La historia de Tony Webster es, como él mismo se encarga de remarcar a cada rato, una historia sin atractivos, la historia de un hombre cualquiera. Webster es la encarnación de la medianía ilustrada, un profesor que se jubiló algo temprano y vive una vida apacible, sin mayores vaivenes, entre otras cosas gracias a esa suerte de amistad confesional que mantiene con su ex esposa, un rasgo de civilidad a prueba de sobresaltos. Pero lo que en verdad importa, el prisma a través del cual quizá termine por juzgar su existencia de una punta a otra, es una instancia del pasado inicático, allá lejos cuando todo era posible.

 

El tema de la memoria, de la falsificación o el autoengaño de los recuerdos, el tema de la reconstrucción del yo y por tanto una lucha sin cuartel entre lo que se quiso ser y aquello en lo que uno se convirtió, es troncal en el Barnes de los últimos libros, y aquí el título resulta -como pocas veces- un mapa perfecto de la novela. El final al que alude es el suicidio de un viejo amigo del colegio, el tipo que se cuela en lo que parecía un grupo cerrado y se convierte en su centro porque piensa por sí mismo, antes y mejor que todos. Pero esa muerte, que desintegra fatalmente al grupo en el fin de la adolescencia, es incomprensible, o mejor dicho: su sentido se completa cuarenta años más tarde. La punta del iceberg es una carta que recibe Webster de su ex suegra (la madre de Verónica, una novia fugaz de aquella época que sin embargo le deja una marca indeleble), a la postre ex suegra también del suicidado Adrian, en la que le notifica que le ha dejado en su testamento cierto dinero más los diarios íntimos. El triángulo que forman Adrian, Verónica y él mismo es una figura efímera; no obstante, un único hecho o circunstancia alcanzan con frecuencia para determinar toda una vida.
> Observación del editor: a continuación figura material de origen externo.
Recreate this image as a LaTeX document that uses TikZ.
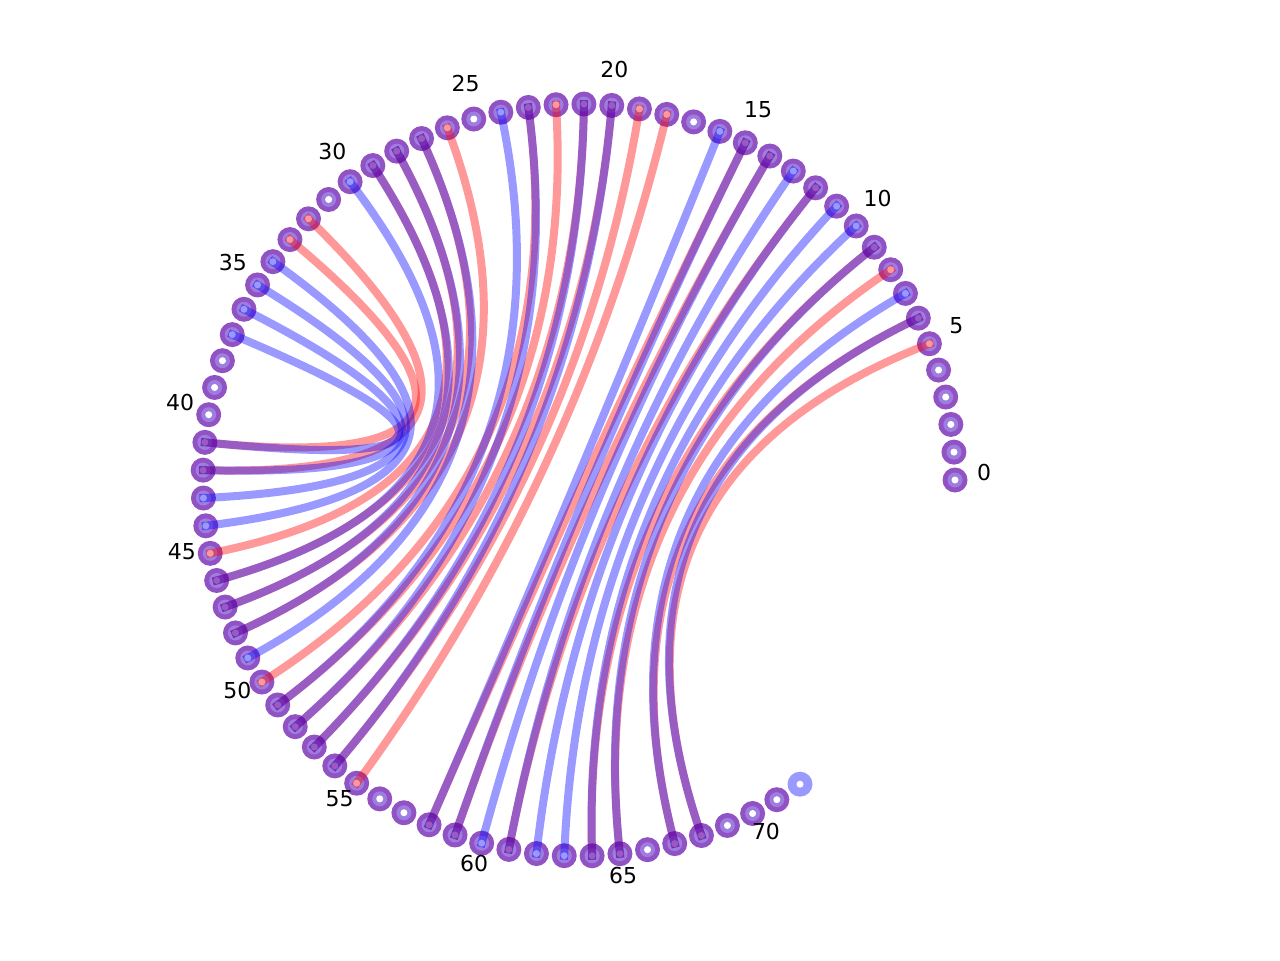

"Vivimos en el tiempo", escribe Webster, "pero nunca he creído comprenderlo muy bien. [.] Algunas emociones lo aceleran, otras lo enlentecen; de vez en cuando parece que no fluye, hasta el punto final en que desaparece de verdad y nunca vuelve". Y en seguida: "Aunque ya no tengo la seguridad de que algunos sucesos fueran reales, al menos recuerdo con claridad las impresiones que dejaron". De eso se trata, y la literatura nos lo enseña a cada rato: por encima de la experiencia, lo que se impone es la perspectiva y la subjetividad. ¿Qué es la memoria?, habría que preguntarse; ¿hasta dónde es posible ser más o menos fieles a nuestras vidas? Webster se lo pregunta hasta el cansancio, y cuanto más reflexiona menos sabe, más allá de la revelación que llega para contaminarlo todo. Esa revelación echa luz sobre un hecho, claro, pero su contraefecto es arrasador: el resto, lo que hasta ahora eran certezas, porque su significado no corría peligro, se desvanece en el aire.

 

Como sucede a menudo en las novelas de Andreï Makine o Sándor Márai, para el protagonista de El sentido de un final recuperar el pasado es instalarse en un impensado campo de batalla. ¿Pero cómo emprender esa lucha? "A medida que los testigos de tu vida disminuyen", se dice a sí mismo en otro momento, "hay menos corroboración y, por consiguiente, menos certeza de lo que eres o has sido". Es un espejo que se achica. Pero el peligro esencial, para alguien como Webster, es el de desintegrarse lentamente. Olvidar ya no el sentido de una tragedia, sino de toda una vida.